◆ **What the task requires**
Leave out every picture, then transcribe the rest of the listing exactly.

——————————

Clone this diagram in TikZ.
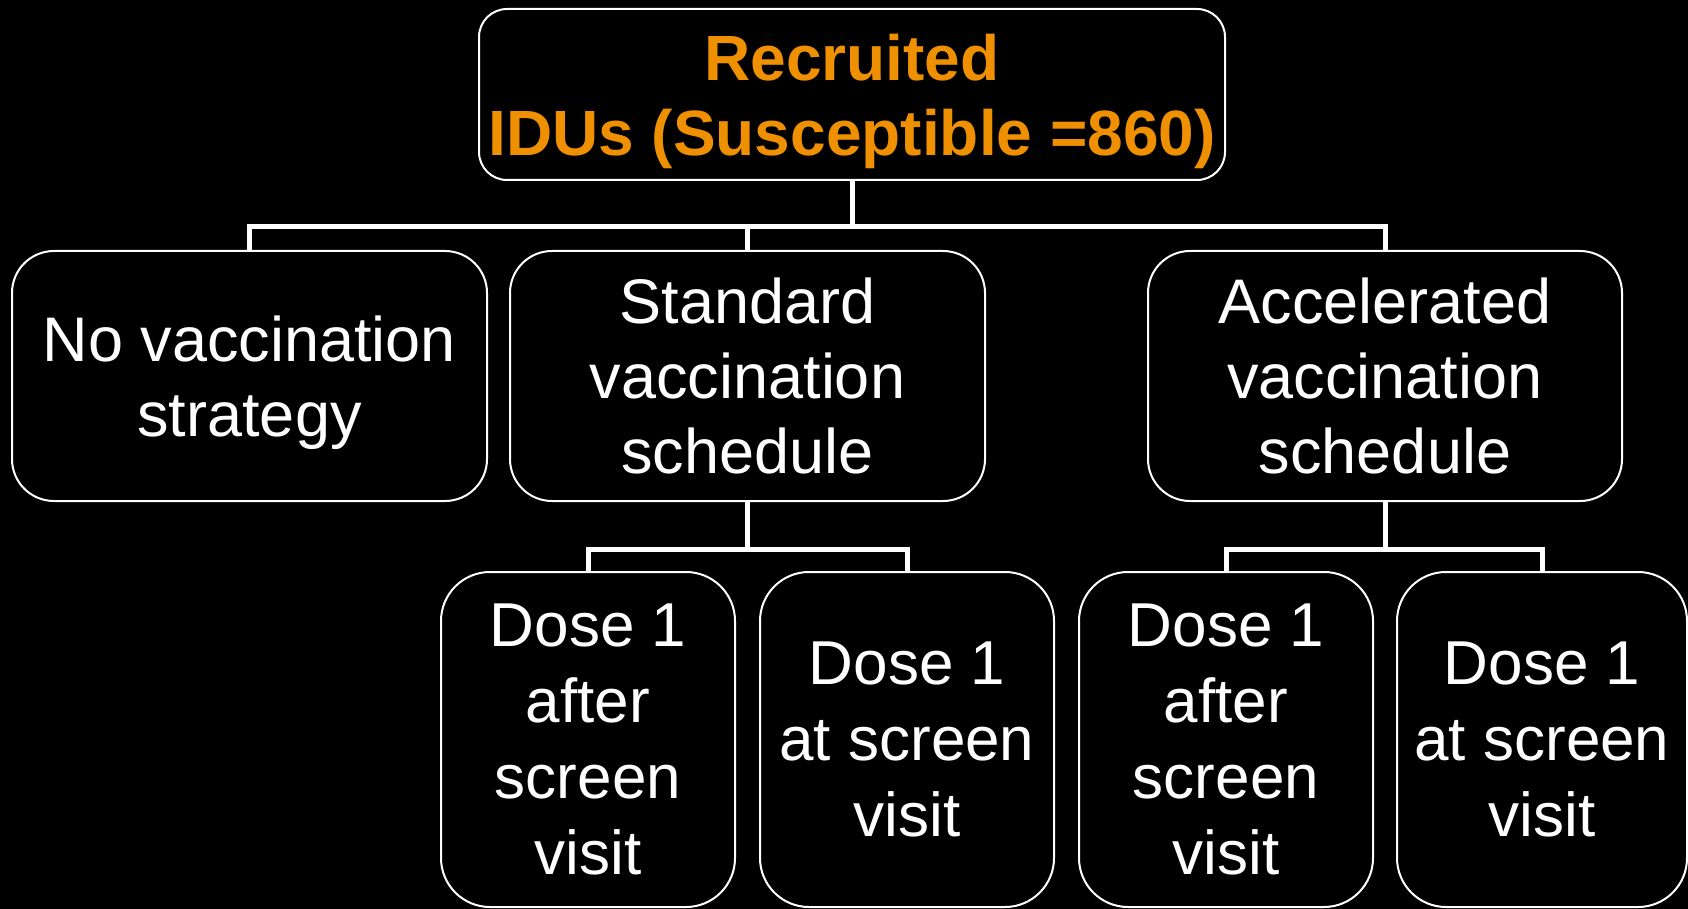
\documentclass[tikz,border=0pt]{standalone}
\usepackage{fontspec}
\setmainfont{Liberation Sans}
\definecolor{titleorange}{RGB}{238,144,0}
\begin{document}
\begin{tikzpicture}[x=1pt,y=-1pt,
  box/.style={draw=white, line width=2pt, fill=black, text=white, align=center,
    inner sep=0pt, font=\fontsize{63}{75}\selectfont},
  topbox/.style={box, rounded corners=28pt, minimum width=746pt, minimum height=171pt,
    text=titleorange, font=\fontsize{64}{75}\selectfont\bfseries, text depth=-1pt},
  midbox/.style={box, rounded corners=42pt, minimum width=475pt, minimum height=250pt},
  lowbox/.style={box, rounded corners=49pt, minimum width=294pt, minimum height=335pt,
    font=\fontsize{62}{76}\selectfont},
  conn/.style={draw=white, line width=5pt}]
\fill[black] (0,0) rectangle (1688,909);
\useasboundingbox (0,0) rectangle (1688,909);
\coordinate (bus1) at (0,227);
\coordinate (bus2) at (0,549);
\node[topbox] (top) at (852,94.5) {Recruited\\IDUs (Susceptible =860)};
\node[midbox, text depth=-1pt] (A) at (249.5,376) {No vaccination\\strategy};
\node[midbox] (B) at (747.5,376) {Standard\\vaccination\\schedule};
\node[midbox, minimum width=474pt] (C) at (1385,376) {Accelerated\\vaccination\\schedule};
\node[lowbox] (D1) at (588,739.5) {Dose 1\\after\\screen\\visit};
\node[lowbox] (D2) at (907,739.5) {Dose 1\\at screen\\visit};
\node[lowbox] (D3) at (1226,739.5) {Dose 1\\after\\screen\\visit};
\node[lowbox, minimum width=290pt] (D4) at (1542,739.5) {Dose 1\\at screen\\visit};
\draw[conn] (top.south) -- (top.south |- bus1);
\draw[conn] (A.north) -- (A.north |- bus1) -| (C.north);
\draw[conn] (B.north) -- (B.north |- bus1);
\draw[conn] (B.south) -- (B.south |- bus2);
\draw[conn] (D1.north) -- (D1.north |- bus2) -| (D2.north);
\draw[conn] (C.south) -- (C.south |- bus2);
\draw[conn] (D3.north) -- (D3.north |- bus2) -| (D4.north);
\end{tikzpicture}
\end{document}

——————————

◆ **Expected output**
Clone this diagram in TikZ.
\documentclass[tikz,border=0pt]{standalone}
\usepackage{fontspec}
\setmainfont{Liberation Sans}
\definecolor{titleorange}{RGB}{238,144,0}
\begin{document}
\begin{tikzpicture}[x=1pt,y=-1pt,
  box/.style={draw=white, line width=2pt, fill=black, text=white, align=center,
    inner sep=0pt, font=\fontsize{63}{75}\selectfont},
  topbox/.style={box, rounded corners=28pt, minimum width=746pt, minimum height=171pt,
    text=titleorange, font=\fontsize{64}{75}\selectfont\bfseries, text depth=-1pt},
  midbox/.style={box, rounded corners=42pt, minimum width=475pt, minimum height=250pt},
  lowbox/.style={box, rounded corners=49pt, minimum width=294pt, minimum height=335pt,
    font=\fontsize{62}{76}\selectfont},
  conn/.style={draw=white, line width=5pt}]
\fill[black] (0,0) rectangle (1688,909);
\useasboundingbox (0,0) rectangle (1688,909);
\coordinate (bus1) at (0,227);
\coordinate (bus2) at (0,549);
\node[topbox] (top) at (852,94.5) {Recruited\\IDUs (Susceptible =860)};
\node[midbox, text depth=-1pt] (A) at (249.5,376) {No vaccination\\strategy};
\node[midbox] (B) at (747.5,376) {Standard\\vaccination\\schedule};
\node[midbox, minimum width=474pt] (C) at (1385,376) {Accelerated\\vaccination\\schedule};
\node[lowbox] (D1) at (588,739.5) {Dose 1\\after\\screen\\visit};
\node[lowbox] (D2) at (907,739.5) {Dose 1\\at screen\\visit};
\node[lowbox] (D3) at (1226,739.5) {Dose 1\\after\\screen\\visit};
\node[lowbox, minimum width=290pt] (D4) at (1542,739.5) {Dose 1\\at screen\\visit};
\draw[conn] (top.south) -- (top.south |- bus1);
\draw[conn] (A.north) -- (A.north |- bus1) -| (C.north);
\draw[conn] (B.north) -- (B.north |- bus1);
\draw[conn] (B.south) -- (B.south |- bus2);
\draw[conn] (D1.north) -- (D1.north |- bus2) -| (D2.north);
\draw[conn] (C.south) -- (C.south |- bus2);
\draw[conn] (D3.north) -- (D3.north |- bus2) -| (D4.north);
\end{tikzpicture}
\end{document}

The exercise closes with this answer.